His early exposure to cooking came when he made a Chinese egg roll with the help of his cousin and her mother. As an eight year old growing up in New Mexico, this was the first time he learnt to love food.
And he got to explore more exotic foods when he was accepted for an exchange program in France while doing his undergraduate studies at Yale University. In France, he was a student who could barely afford food on a restaurant menu. But whatever money he would save, all went to eating French delicacies.
He’s all self-taught and he mentioned that his knowledge comes from his immense desire to discover culture through food.
But the thought of being a professional chef came much later to him. Before that he was an actor in New York, sometimes cooking food for friends at their house parties.
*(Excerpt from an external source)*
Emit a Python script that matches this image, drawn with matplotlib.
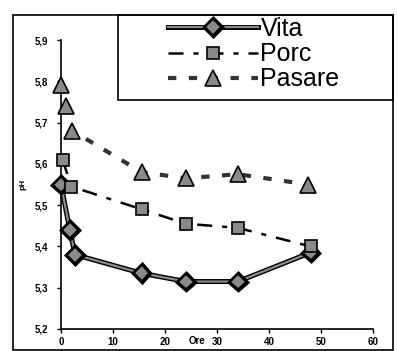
import numpy as np
import matplotlib
matplotlib.use("Agg")
import matplotlib.pyplot as plt
import matplotlib.patheffects as pe
from matplotlib.patches import Rectangle

plt.rcParams['font.family'] = ['Liberation Sans', 'DejaVu Sans']

# Data (hours vs pH)
ore_vita = [0, 1.7, 2.7, 15.5, 24, 34, 48]
ph_vita = [5.55, 5.44, 5.38, 5.335, 5.315, 5.315, 5.385]

ore_porc = [0.3, 2, 15.5, 24, 34, 48]
ph_porc = [5.61, 5.545, 5.49, 5.455, 5.445, 5.40]

ore_pasare = [0, 1, 2.2, 15.5, 24, 34, 47.5]
ph_pasare = [5.79, 5.74, 5.68, 5.58, 5.565, 5.575, 5.55]

xticks = [0, 10, 20, 30, 40, 50, 60]
yticks = [5.2, 5.3, 5.4, 5.5, 5.6, 5.7, 5.8, 5.9]

W, H = 398, 351
fig = plt.figure(figsize=(W / 100, H / 100), dpi=100)
ax = fig.add_axes([61 / W, 1 - 329 / H, 312 / W, 289 / H])

fill = '#8a8a8a'
outline = [pe.Stroke(linewidth=3.6, foreground='black'), pe.Normal()]

l1, = ax.plot(ore_vita, ph_vita, color=fill, lw=1.6, marker='D', ms=8,
              mfc=fill, mec='black', mew=1.2, clip_on=False, zorder=3,
              path_effects=outline)
l2, = ax.plot(ore_porc, ph_porc, color='black', lw=1.8, ls=(0, (6, 4, 2, 4)),
              marker='s', ms=9, mfc=fill, mec='black', mew=1.2,
              clip_on=False, zorder=3)
l3, = ax.plot(ore_pasare, ph_pasare, color='#333333', lw=3, ls=(0, (2, 3)),
              marker='^', ms=11, mfc=fill, mec='black', mew=1.2,
              clip_on=False, zorder=3)

ax.set_xlim(0, 60)
ax.set_ylim(5.2, 5.9)
ax.set_xticks(xticks)
ax.set_yticks(yticks)
ax.set_xticklabels([str(t) for t in xticks], fontsize=7, fontweight='bold')
ax.set_yticklabels([f"{t:.1f}".replace('.', ',') for t in yticks],
                   fontsize=7, fontweight='bold')
ax.tick_params(axis='y', direction='out', length=3, width=1, pad=6)
ax.tick_params(axis='x', direction='out', length=3, width=1, pad=3)
for s in ['top', 'right']:
    ax.spines[s].set_visible(False)
for s in ['left', 'bottom']:
    ax.spines[s].set_linewidth(1.2)

ax.set_ylabel('pH', fontsize=6, fontweight='bold')
ax.yaxis.set_label_coords(-0.11, 0.5)
ax.text(0.436, -0.042, 'Ore', transform=ax.transAxes, fontsize=7,
        fontweight='bold', ha='center', va='center')

# outer frame and legend box
fig.patches.append(Rectangle((13 / W, 1 / H), 380 / W, 335 / H, transform=fig.transFigure,
                             fill=False, edgecolor='black', lw=1.2))
fig.patches.append(Rectangle((118 / W, 1 - 100 / H), 275 / W, 85 / H,
                             transform=fig.transFigure, fill=False,
                             edgecolor='black', lw=1.2))

fig.legend([l1, l2, l3], ['Vita', 'Porc', 'Pasare'], loc='upper left',
           bbox_to_anchor=(168 / W, 1 - 17 / H), frameon=False, fontsize=18,
           handlelength=3.6, handletextpad=0.1, labelspacing=0.05,
           borderpad=0, borderaxespad=0)

fig.savefig('out.png', dpi=100)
His cooking skills left his friends so impressed that they encouraged him to open his own restaurant. He considered the move. Restaurant business was risky but what if he became a fulltime personal chef? Soon he came into contact with US Personal Chef
Association that helped him realize that possibility. He would cook for people who wanted a professional chef to come and prepare food for dinner parties. Since then he has opened a personal blog, hosted a food podcast and traveled around the world as a part of US Embassy’s culture promotion program.
So, what’s the most rewarding thing for a chef who is globetrotting regularly? “I get to eat a lot, that’s the most rewarding part of my job,” Tafoya joked. But on a serious note he said, “We all come from different cultural upbringing and food is what connects us. My
mission in life is to discover foods from around the world and connect people. I may sound lofty but I believe when you discover a culture through its food, you grow to love that culture.”